§ **COLLECTED MATERIAL**:

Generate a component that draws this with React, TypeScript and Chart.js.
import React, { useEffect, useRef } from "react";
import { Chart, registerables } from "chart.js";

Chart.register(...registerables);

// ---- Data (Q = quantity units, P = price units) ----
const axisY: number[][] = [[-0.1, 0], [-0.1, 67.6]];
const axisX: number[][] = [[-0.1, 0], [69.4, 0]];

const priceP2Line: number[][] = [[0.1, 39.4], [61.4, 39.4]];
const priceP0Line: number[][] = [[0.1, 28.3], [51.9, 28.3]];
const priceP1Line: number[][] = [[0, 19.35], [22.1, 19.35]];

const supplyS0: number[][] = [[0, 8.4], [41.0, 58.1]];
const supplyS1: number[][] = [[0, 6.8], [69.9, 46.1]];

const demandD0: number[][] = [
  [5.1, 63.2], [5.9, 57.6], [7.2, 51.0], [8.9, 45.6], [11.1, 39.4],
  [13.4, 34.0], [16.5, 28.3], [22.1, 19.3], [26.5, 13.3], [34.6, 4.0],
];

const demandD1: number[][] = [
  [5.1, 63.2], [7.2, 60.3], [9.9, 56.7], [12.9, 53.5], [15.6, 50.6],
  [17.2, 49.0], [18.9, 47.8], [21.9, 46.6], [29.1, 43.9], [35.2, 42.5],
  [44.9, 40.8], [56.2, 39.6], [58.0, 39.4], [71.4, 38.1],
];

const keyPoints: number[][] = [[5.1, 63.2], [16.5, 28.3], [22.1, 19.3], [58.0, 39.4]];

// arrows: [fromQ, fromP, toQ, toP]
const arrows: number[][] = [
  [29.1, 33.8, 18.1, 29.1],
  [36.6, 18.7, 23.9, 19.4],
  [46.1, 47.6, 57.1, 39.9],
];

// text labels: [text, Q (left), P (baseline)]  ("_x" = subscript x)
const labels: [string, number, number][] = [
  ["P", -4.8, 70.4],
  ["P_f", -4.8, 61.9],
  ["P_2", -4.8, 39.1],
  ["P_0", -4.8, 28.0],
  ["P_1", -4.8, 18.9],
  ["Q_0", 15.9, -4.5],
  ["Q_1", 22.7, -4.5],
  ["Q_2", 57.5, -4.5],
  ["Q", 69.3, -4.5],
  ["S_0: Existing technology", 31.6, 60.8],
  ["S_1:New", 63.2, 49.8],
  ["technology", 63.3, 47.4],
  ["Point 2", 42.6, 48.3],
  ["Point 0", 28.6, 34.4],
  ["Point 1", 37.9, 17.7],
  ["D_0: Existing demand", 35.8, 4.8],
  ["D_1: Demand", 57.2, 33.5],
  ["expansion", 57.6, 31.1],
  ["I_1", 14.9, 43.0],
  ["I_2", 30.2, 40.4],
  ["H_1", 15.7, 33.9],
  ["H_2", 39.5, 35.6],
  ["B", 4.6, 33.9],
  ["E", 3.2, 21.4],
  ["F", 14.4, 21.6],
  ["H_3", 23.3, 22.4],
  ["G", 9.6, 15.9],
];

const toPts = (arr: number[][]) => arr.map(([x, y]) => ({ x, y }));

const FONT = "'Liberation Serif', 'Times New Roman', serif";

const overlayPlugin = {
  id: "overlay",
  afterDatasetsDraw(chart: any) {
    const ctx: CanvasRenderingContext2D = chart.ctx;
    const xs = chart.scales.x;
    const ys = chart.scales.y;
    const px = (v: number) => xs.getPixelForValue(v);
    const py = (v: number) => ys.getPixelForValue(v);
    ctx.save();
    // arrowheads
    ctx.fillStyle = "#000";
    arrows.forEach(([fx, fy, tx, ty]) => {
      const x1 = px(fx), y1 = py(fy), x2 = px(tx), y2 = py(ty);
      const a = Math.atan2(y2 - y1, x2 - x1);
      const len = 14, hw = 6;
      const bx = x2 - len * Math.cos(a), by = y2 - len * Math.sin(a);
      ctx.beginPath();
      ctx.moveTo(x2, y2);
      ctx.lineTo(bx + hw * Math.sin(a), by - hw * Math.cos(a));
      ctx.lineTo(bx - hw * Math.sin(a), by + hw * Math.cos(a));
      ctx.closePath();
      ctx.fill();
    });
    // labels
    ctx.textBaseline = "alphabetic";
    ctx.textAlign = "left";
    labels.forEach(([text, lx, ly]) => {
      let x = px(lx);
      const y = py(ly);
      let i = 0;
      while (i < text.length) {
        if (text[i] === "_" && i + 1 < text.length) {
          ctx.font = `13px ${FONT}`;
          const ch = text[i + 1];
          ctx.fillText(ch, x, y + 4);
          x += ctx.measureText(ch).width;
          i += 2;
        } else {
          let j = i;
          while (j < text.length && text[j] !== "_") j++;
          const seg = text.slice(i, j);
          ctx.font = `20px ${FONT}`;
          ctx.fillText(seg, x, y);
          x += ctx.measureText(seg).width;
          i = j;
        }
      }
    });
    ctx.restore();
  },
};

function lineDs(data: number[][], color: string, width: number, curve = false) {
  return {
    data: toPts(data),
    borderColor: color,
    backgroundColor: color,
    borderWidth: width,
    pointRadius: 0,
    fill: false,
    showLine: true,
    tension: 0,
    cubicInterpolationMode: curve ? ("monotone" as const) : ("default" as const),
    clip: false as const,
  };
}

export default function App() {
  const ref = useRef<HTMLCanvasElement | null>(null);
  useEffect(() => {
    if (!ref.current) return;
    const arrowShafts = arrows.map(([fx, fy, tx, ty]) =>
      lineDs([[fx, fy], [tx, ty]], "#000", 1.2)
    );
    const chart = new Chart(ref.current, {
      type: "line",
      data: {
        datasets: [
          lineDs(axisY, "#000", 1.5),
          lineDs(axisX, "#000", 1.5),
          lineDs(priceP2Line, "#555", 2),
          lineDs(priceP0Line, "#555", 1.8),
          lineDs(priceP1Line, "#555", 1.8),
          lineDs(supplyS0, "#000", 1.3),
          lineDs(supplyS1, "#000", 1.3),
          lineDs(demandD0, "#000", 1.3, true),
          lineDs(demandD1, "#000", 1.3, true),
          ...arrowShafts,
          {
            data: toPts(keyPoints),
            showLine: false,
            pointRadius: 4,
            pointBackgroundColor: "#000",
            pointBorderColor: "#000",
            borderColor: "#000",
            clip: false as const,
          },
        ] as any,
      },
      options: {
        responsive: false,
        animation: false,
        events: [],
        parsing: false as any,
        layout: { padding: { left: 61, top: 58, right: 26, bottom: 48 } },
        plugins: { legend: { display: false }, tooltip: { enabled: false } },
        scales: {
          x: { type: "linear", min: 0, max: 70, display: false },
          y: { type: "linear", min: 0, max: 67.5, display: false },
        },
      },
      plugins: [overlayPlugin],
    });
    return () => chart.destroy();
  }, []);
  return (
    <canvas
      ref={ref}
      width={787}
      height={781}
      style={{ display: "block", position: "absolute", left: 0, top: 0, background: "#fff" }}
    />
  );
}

§ **REQUIREMENT**:
Each line of the material should be duplicated exactly, please.

§ **TASK RESPONSE**:
Generate a component that draws this with React, TypeScript and Chart.js.
import React, { useEffect, useRef } from "react";
import { Chart, registerables } from "chart.js";

Chart.register(...registerables);

// ---- Data (Q = quantity units, P = price units) ----
const axisY: number[][] = [[-0.1, 0], [-0.1, 67.6]];
const axisX: number[][] = [[-0.1, 0], [69.4, 0]];

const priceP2Line: number[][] = [[0.1, 39.4], [61.4, 39.4]];
const priceP0Line: number[][] = [[0.1, 28.3], [51.9, 28.3]];
const priceP1Line: number[][] = [[0, 19.35], [22.1, 19.35]];

const supplyS0: number[][] = [[0, 8.4], [41.0, 58.1]];
const supplyS1: number[][] = [[0, 6.8], [69.9, 46.1]];

const demandD0: number[][] = [
  [5.1, 63.2], [5.9, 57.6], [7.2, 51.0], [8.9, 45.6], [11.1, 39.4],
  [13.4, 34.0], [16.5, 28.3], [22.1, 19.3], [26.5, 13.3], [34.6, 4.0],
];

const demandD1: number[][] = [
  [5.1, 63.2], [7.2, 60.3], [9.9, 56.7], [12.9, 53.5], [15.6, 50.6],
  [17.2, 49.0], [18.9, 47.8], [21.9, 46.6], [29.1, 43.9], [35.2, 42.5],
  [44.9, 40.8], [56.2, 39.6], [58.0, 39.4], [71.4, 38.1],
];

const keyPoints: number[][] = [[5.1, 63.2], [16.5, 28.3], [22.1, 19.3], [58.0, 39.4]];

// arrows: [fromQ, fromP, toQ, toP]
const arrows: number[][] = [
  [29.1, 33.8, 18.1, 29.1],
  [36.6, 18.7, 23.9, 19.4],
  [46.1, 47.6, 57.1, 39.9],
];

// text labels: [text, Q (left), P (baseline)]  ("_x" = subscript x)
const labels: [string, number, number][] = [
  ["P", -4.8, 70.4],
  ["P_f", -4.8, 61.9],
  ["P_2", -4.8, 39.1],
  ["P_0", -4.8, 28.0],
  ["P_1", -4.8, 18.9],
  ["Q_0", 15.9, -4.5],
  ["Q_1", 22.7, -4.5],
  ["Q_2", 57.5, -4.5],
  ["Q", 69.3, -4.5],
  ["S_0: Existing technology", 31.6, 60.8],
  ["S_1:New", 63.2, 49.8],
  ["technology", 63.3, 47.4],
  ["Point 2", 42.6, 48.3],
  ["Point 0", 28.6, 34.4],
  ["Point 1", 37.9, 17.7],
  ["D_0: Existing demand", 35.8, 4.8],
  ["D_1: Demand", 57.2, 33.5],
  ["expansion", 57.6, 31.1],
  ["I_1", 14.9, 43.0],
  ["I_2", 30.2, 40.4],
  ["H_1", 15.7, 33.9],
  ["H_2", 39.5, 35.6],
  ["B", 4.6, 33.9],
  ["E", 3.2, 21.4],
  ["F", 14.4, 21.6],
  ["H_3", 23.3, 22.4],
  ["G", 9.6, 15.9],
];

const toPts = (arr: number[][]) => arr.map(([x, y]) => ({ x, y }));

const FONT = "'Liberation Serif', 'Times New Roman', serif";

const overlayPlugin = {
  id: "overlay",
  afterDatasetsDraw(chart: any) {
    const ctx: CanvasRenderingContext2D = chart.ctx;
    const xs = chart.scales.x;
    const ys = chart.scales.y;
    const px = (v: number) => xs.getPixelForValue(v);
    const py = (v: number) => ys.getPixelForValue(v);
    ctx.save();
    // arrowheads
    ctx.fillStyle = "#000";
    arrows.forEach(([fx, fy, tx, ty]) => {
      const x1 = px(fx), y1 = py(fy), x2 = px(tx), y2 = py(ty);
      const a = Math.atan2(y2 - y1, x2 - x1);
      const len = 14, hw = 6;
      const bx = x2 - len * Math.cos(a), by = y2 - len * Math.sin(a);
      ctx.beginPath();
      ctx.moveTo(x2, y2);
      ctx.lineTo(bx + hw * Math.sin(a), by - hw * Math.cos(a));
      ctx.lineTo(bx - hw * Math.sin(a), by + hw * Math.cos(a));
      ctx.closePath();
      ctx.fill();
    });
    // labels
    ctx.textBaseline = "alphabetic";
    ctx.textAlign = "left";
    labels.forEach(([text, lx, ly]) => {
      let x = px(lx);
      const y = py(ly);
      let i = 0;
      while (i < text.length) {
        if (text[i] === "_" && i + 1 < text.length) {
          ctx.font = `13px ${FONT}`;
          const ch = text[i + 1];
          ctx.fillText(ch, x, y + 4);
          x += ctx.measureText(ch).width;
          i += 2;
        } else {
          let j = i;
          while (j < text.length && text[j] !== "_") j++;
          const seg = text.slice(i, j);
          ctx.font = `20px ${FONT}`;
          ctx.fillText(seg, x, y);
          x += ctx.measureText(seg).width;
          i = j;
        }
      }
    });
    ctx.restore();
  },
};

function lineDs(data: number[][], color: string, width: number, curve = false) {
  return {
    data: toPts(data),
    borderColor: color,
    backgroundColor: color,
    borderWidth: width,
    pointRadius: 0,
    fill: false,
    showLine: true,
    tension: 0,
    cubicInterpolationMode: curve ? ("monotone" as const) : ("default" as const),
    clip: false as const,
  };
}

export default function App() {
  const ref = useRef<HTMLCanvasElement | null>(null);
  useEffect(() => {
    if (!ref.current) return;
    const arrowShafts = arrows.map(([fx, fy, tx, ty]) =>
      lineDs([[fx, fy], [tx, ty]], "#000", 1.2)
    );
    const chart = new Chart(ref.current, {
      type: "line",
      data: {
        datasets: [
          lineDs(axisY, "#000", 1.5),
          lineDs(axisX, "#000", 1.5),
          lineDs(priceP2Line, "#555", 2),
          lineDs(priceP0Line, "#555", 1.8),
          lineDs(priceP1Line, "#555", 1.8),
          lineDs(supplyS0, "#000", 1.3),
          lineDs(supplyS1, "#000", 1.3),
          lineDs(demandD0, "#000", 1.3, true),
          lineDs(demandD1, "#000", 1.3, true),
          ...arrowShafts,
          {
            data: toPts(keyPoints),
            showLine: false,
            pointRadius: 4,
            pointBackgroundColor: "#000",
            pointBorderColor: "#000",
            borderColor: "#000",
            clip: false as const,
          },
        ] as any,
      },
      options: {
        responsive: false,
        animation: false,
        events: [],
        parsing: false as any,
        layout: { padding: { left: 61, top: 58, right: 26, bottom: 48 } },
        plugins: { legend: { display: false }, tooltip: { enabled: false } },
        scales: {
          x: { type: "linear", min: 0, max: 70, display: false },
          y: { type: "linear", min: 0, max: 67.5, display: false },
        },
      },
      plugins: [overlayPlugin],
    });
    return () => chart.destroy();
  }, []);
  return (
    <canvas
      ref={ref}
      width={787}
      height={781}
      style={{ display: "block", position: "absolute", left: 0, top: 0, background: "#fff" }}
    />
  );
}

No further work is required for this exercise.